The Vickery is one of the nicest wrecks in the Brockville area. It''s not flashy and there is no particular "must see" item, but it is a nice wreck as a whole.

Like most wrecks in this region you have to fight the current to get to it, but once on the wreck it provides enough shelter you won''t have to fight (much) to stay there.

There is a windlass on the upper deck, along with what looks like a section of mast and several openings to the hold which can make for a fun swim through. Damage and deterioration to the upper deck has made some areas unstable so penetrate at your own risk (inside is about the only area you will experience a total lack of current which makes it even more attractive). Two of her masts lie on he bottom just forward of the stern on the starboard side, and her entire rudder appears in tact.
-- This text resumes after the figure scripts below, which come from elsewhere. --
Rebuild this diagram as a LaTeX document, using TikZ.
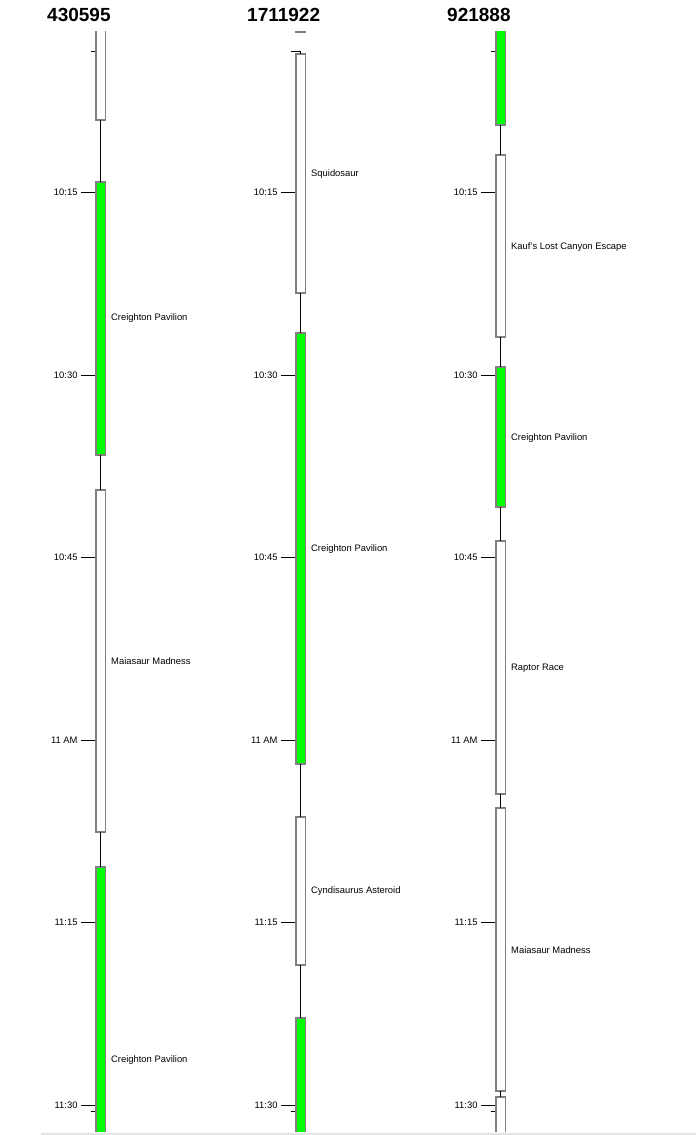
\documentclass[tikz,border=0pt]{standalone}
\usepackage{fontspec}
\setmainfont{Liberation Sans}
\definecolor{boxgray}{HTML}{808080}
\definecolor{evgreen}{HTML}{00FF00}
\definecolor{linegray}{HTML}{E3E3E3}
\begin{document}
\begin{tikzpicture}[x=1pt,y=-1pt,
  ev/.style={draw=boxgray, line width=1.6pt, minimum width=9.4pt, inner sep=0pt, outer sep=0pt, anchor=north},
  free/.style={ev, fill=white},
  busy/.style={ev, fill=evgreen},
  lbl/.style={anchor=west, font=\fontsize{9.4}{11}\selectfont, inner sep=0pt},
  tlbl/.style={anchor=east, font=\fontsize{9.4}{11}\selectfont, inner sep=0pt},
  conn/.style={draw=black, line width=0.8pt},
  tickline/.style={draw=black, line width=0.8pt},
  coltitle/.style={anchor=base west, font=\fontsize{19}{22}\selectfont\bfseries, inner sep=0pt}]
\useasboundingbox (0,0) rectangle (696,1135);

% titles
\node[coltitle] (h1) at (47,21) {430595};
\node[coltitle] (h2) at (247,21) {1711922};
\node[coltitle] (h3) at (447,21) {921888};

\begin{scope}
\clip (0,31) rectangle (696,1131);
% ticks
\foreach \c/\ax in {1/100.7,2/300.7,3/500.7}{
  \foreach \i/\y/\t in {1/192.5/10:15,2/375/10:30,3/557.5/10:45,4/740/11 AM,5/922.5/11:15,6/1105/11:30}{
    \draw[tickline] (\ax-20,\y) -- (\ax-5.5,\y);
    \node[tlbl] (t\c\i) at (\ax-23,\y) {\t};
  }
  \draw[tickline] (\ax-10,1111.5) -- (\ax-5.5,1111.5);
}
\draw[tickline] (90.7,51) -- (95.2,51);
\draw[tickline] (490.7,51) -- (495.2,51);
\coordinate (m2) at (300.7,51);
\draw[tickline] (290.7,51) -- (m2);

% column 1
\node[free, minimum height=140pt] (c1a) at (100.7,-20) {};
\node[busy, minimum height=273.3pt] (c1b) at (100.7,181.7) {};
\node[free, minimum height=342pt] (c1c) at (100.7,490) {};
\node[busy, minimum height=393pt] (c1d) at (100.7,867) {};
\draw[conn] (c1a.south) -- (c1b.north);
\draw[conn] (c1b.south) -- (c1c.north);
\draw[conn] (c1c.south) -- (c1d.north);
\node[lbl] (l1b) at (111,318) {Creighton Pavilion};
\node[lbl] (l1c) at (111,661) {Maiasaur Madness};
\node[lbl] (l1d) at (111,1060) {Creighton Pavilion};

% column 2
\node[free, minimum height=51.7pt] (c2a) at (300.7,-20) {};
\node[free, minimum height=239pt] (c2b) at (300.7,54) {};
\node[busy, minimum height=431pt] (c2c) at (300.7,333) {};
\node[free, minimum height=148pt] (c2d) at (300.7,817) {};
\node[busy, minimum height=232pt] (c2e) at (300.7,1018) {};
\draw[conn] (m2) -- (c2b.north);
\draw[conn] (c2b.south) -- (c2c.north);
\draw[conn] (c2c.south) -- (c2d.north);
\draw[conn] (c2d.south) -- (c2e.north);
\node[lbl] (l2b) at (311,174) {Squidosaur};
\node[lbl] (l2c) at (311,549) {Creighton Pavilion};
\node[lbl] (l2d) at (311,891) {Cyndisaurus Asteroid};

% column 3
\node[busy, minimum height=145pt] (c3a) at (500.7,-20) {};
\node[free, minimum height=182pt] (c3b) at (500.7,155) {};
\node[busy, minimum height=140pt] (c3c) at (500.7,367) {};
\node[free, minimum height=253pt] (c3d) at (500.7,541) {};
\node[free, minimum height=282.7pt] (c3e) at (500.7,808) {};
\node[free, minimum height=153pt] (c3f) at (500.7,1097) {};
\draw[conn] (c3a.south) -- (c3b.north);
\draw[conn] (c3b.south) -- (c3c.north);
\draw[conn] (c3c.south) -- (c3d.north);
\draw[conn] (c3d.south) -- (c3e.north);
\draw[conn] (c3e.south) -- (c3f.north);
\node[lbl] (l3b) at (511,247) {Kauf's Lost Canyon Escape};
\node[lbl] (l3c) at (511,438) {Creighton Pavilion};
\node[lbl] (l3d) at (511,668) {Raptor Race};
\node[lbl] (l3e) at (511,950) {Maiasaur Madness};
\end{scope}

\coordinate (b0) at (41,1134);
\coordinate (b1) at (696,1134);
\draw[draw=linegray, line width=1.2pt] (b0) -- (b1);
\end{tikzpicture}
\end{document}
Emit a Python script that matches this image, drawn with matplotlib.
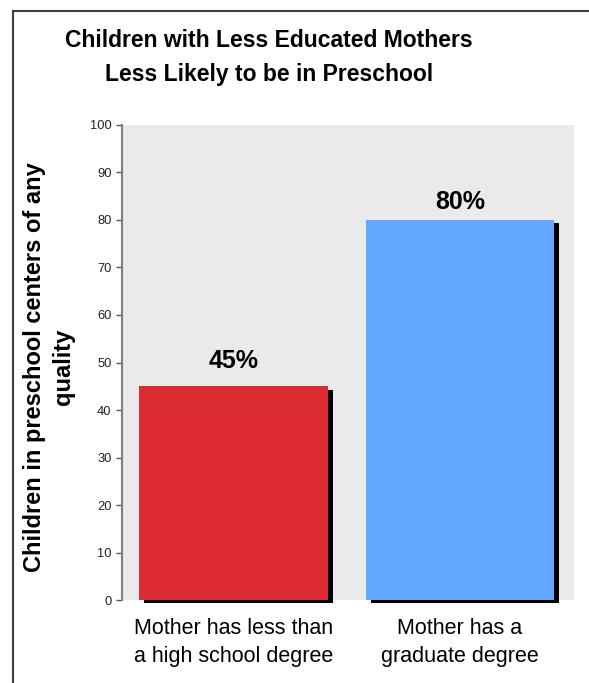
import matplotlib.pyplot as plt
import matplotlib.patheffects as pe
from matplotlib.patches import Rectangle

categories = ['Mother has less than\na high school degree', 'Mother has a\ngraduate degree']
values = [45, 80]
labels = ['45%', '80%']
colors = ['#DC2B31', '#63A8FF']
yticks = list(range(0, 101, 10))

plt.rcParams['font.family'] = ['Liberation Sans', 'DejaVu Sans']

fig = plt.figure(figsize=(5.89, 6.83), dpi=100)
ax = fig.add_axes([0.2071, 0.1215, 0.7674, 0.6955])
ax.set_facecolor('#EAEAEA')

# outer frame, runs off the right and bottom edges
fig.patches.append(Rectangle((13 / 589, -0.1), 1.2, 1 - 11 / 683 + 0.1,
                             transform=fig.transFigure, fill=False,
                             edgecolor='#404040', linewidth=1.5))

x = range(len(values))
bars = ax.bar(x, values, width=0.834, color=colors, clip_on=False, zorder=3)
for b in bars:
    b.set_path_effects([pe.SimplePatchShadow(offset=(3.6, -2.4), shadow_rgbFace='black', alpha=1.0),
                        pe.Normal()])

# label gap above each bar (data units), not uniform in the original
gaps = [5.4, 3.8]
for xi, v, lab, g in zip(x, values, labels, gaps):
    ax.text(xi, v + g, lab, ha='center', va='center', fontsize=18, fontweight='bold')

ax.set_xlim(-0.492, 1.503)
ax.set_ylim(0, 100)
ax.set_yticks(yticks)
ax.tick_params(axis='y', labelsize=9.3, colors='#222222', length=4, width=1, direction='out', color='#555555')
ax.set_xticks(list(x))
ax.set_xticklabels(categories, fontsize=15.5, linespacing=1.45)
ax.tick_params(axis='x', length=0, pad=13)
for s in ['top', 'right', 'bottom']:
    ax.spines[s].set_visible(False)
ax.spines['left'].set_color('#808080')
ax.spines['left'].set_linewidth(1.5)

fig.text(49 / 589, 1 - 367 / 683, 'Children in preschool centers of any\nquality', rotation=90,
         ha='center', va='center', fontsize=17, fontweight='bold', linespacing=1.35)

fig.text(269 / 589, 1 - 57.5 / 683, 'Children with Less Educated Mothers\nLess Likely to be in Preschool',
         ha='center', va='center', fontsize=16.5, fontweight='bold', linespacing=1.65)

fig.savefig('out.png', dpi=100)
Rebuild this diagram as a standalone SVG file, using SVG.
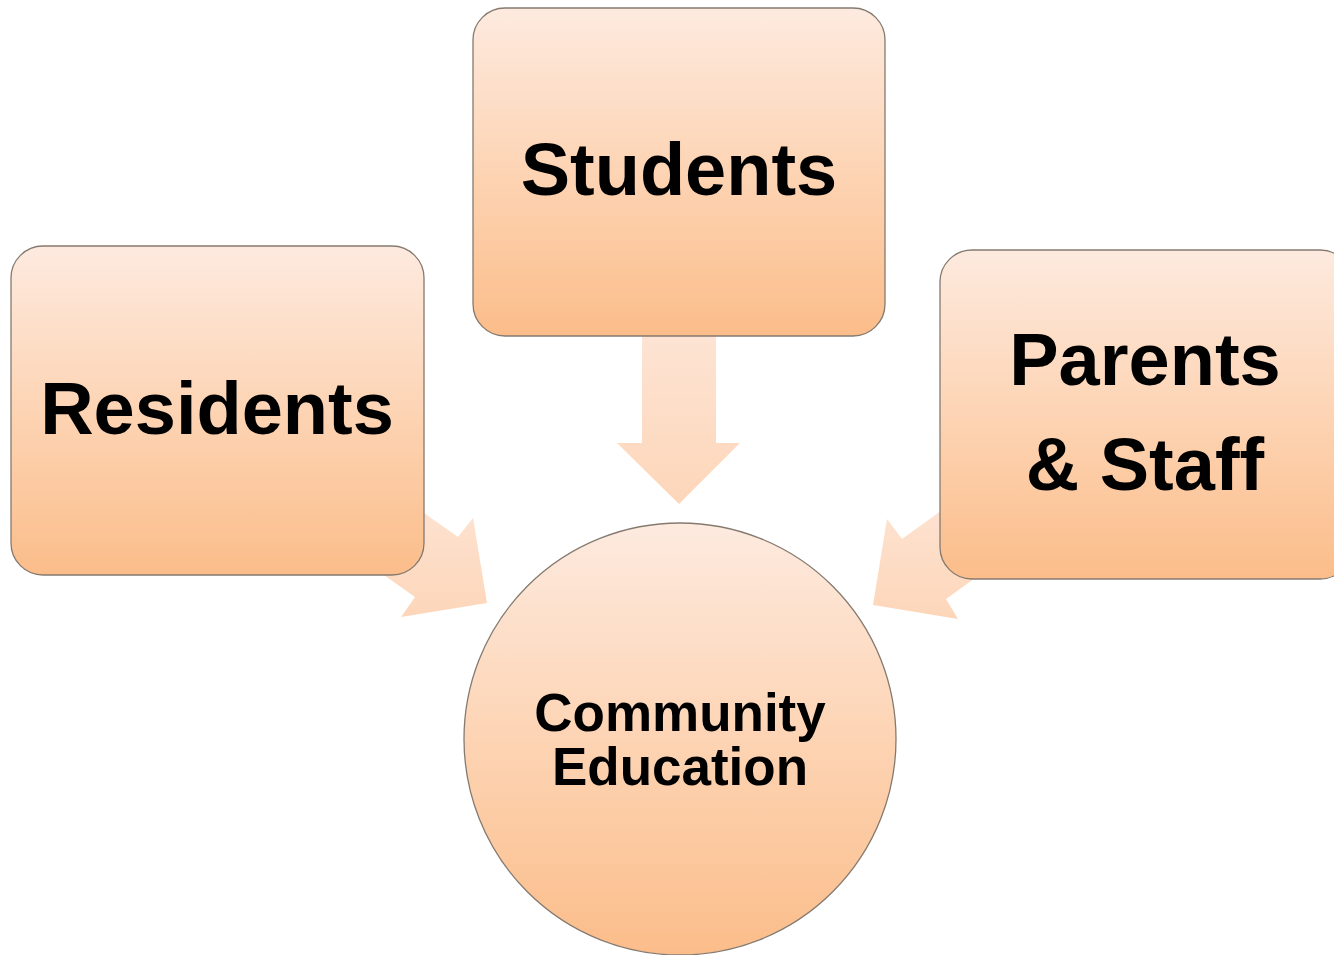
<svg xmlns="http://www.w3.org/2000/svg" width="1334" height="955" viewBox="0 0 1334 955">
<defs>
<linearGradient id="boxg" x1="0" y1="0" x2="0" y2="1">
<stop offset="0" stop-color="#fdeadf"/>
<stop offset="0.5" stop-color="#fdd4b4"/>
<stop offset="1" stop-color="#fbbd8a"/>
</linearGradient>
<linearGradient id="arrg" x1="0" y1="0" x2="0" y2="1">
<stop offset="0" stop-color="#fde4d4"/>
<stop offset="1" stop-color="#fdd6b9"/>
</linearGradient>
<style>
.box{fill:url(#boxg);stroke:#857a70;stroke-width:1.3}
.arr{fill:url(#arrg);stroke:none}
.big{font-family:"Liberation Sans",Arial,sans-serif;font-weight:bold;font-size:74px;fill:#000;text-anchor:middle}
.mid{font-family:"Liberation Sans",Arial,sans-serif;font-weight:bold;font-size:53px;fill:#000;text-anchor:middle}
</style>
</defs>
<rect width="1334" height="955" fill="#fff"/>
<g id="connectors">
<polygon class="arr" points="642,330 716,330 716,443 740,443 679,504 617,443 642,443"/>
<polygon class="arr" points="393,491 458,537 473,518 487,603 401,617 415,597 350,551"/>
<polygon class="arr" points="967,492 902,539 887,519 873,605 958,619 946,599 1011,552"/>
</g>
<g id="students">
<rect class="box" x="473" y="8" width="412" height="328" rx="32"/>
<text class="big" x="679" y="195">Students</text>
</g>
<g id="residents">
<rect class="box" x="11" y="246" width="413" height="329" rx="32"/>
<text class="big" x="217" y="434">Residents</text>
</g>
<g id="parents">
<rect class="box" x="940" y="250" width="412" height="329" rx="32"/>
<text class="big" x="1145" y="385">Parents</text>
<text class="big" x="1145" y="490">&amp; Staff</text>
</g>
<g id="community">
<circle class="box" cx="680" cy="739" r="216"/>
<text class="mid" x="680" y="731">Community</text>
<text class="mid" x="680" y="785">Education</text>
</g>
</svg>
When you descend the mooring line you hit the bottom at about 15'' then work your way along a line that leads over a ledge to the wreck in about 80'' of water. The bow is facing into the current and makes for an excellent place to start.

While the current is a bit of a handicap it has several advantages too. Visibility here is usually excellent, there is no silt accumulation to be stirred up, fish love it so there are more here than on your average wreck, there''s no thermocline, and Brockville enjoys some of the warmest water temperatures in the province. It is also one of the least likely of places (other than quarries and puddles) your trip will get blown out by high winds and waves.

In the past few years the number of sponges here have increased dramatically, to the point that EVERY zebra mussel in some areas has what looks like a tiny little sponge growing on it, filter feeding in the current.

Caution: Because the line to the wreck goes over a ledge it rubs on the rocks in the current it appears to get cut frequently which can make finding the wreck an adventure unto itself. The line usually leads to the bow but on my last two visits it had been severed. This is more of an issue here than many other locations because the wreck lies in the shipping channel, and popping to the surface to find out where you are is NOT recommended.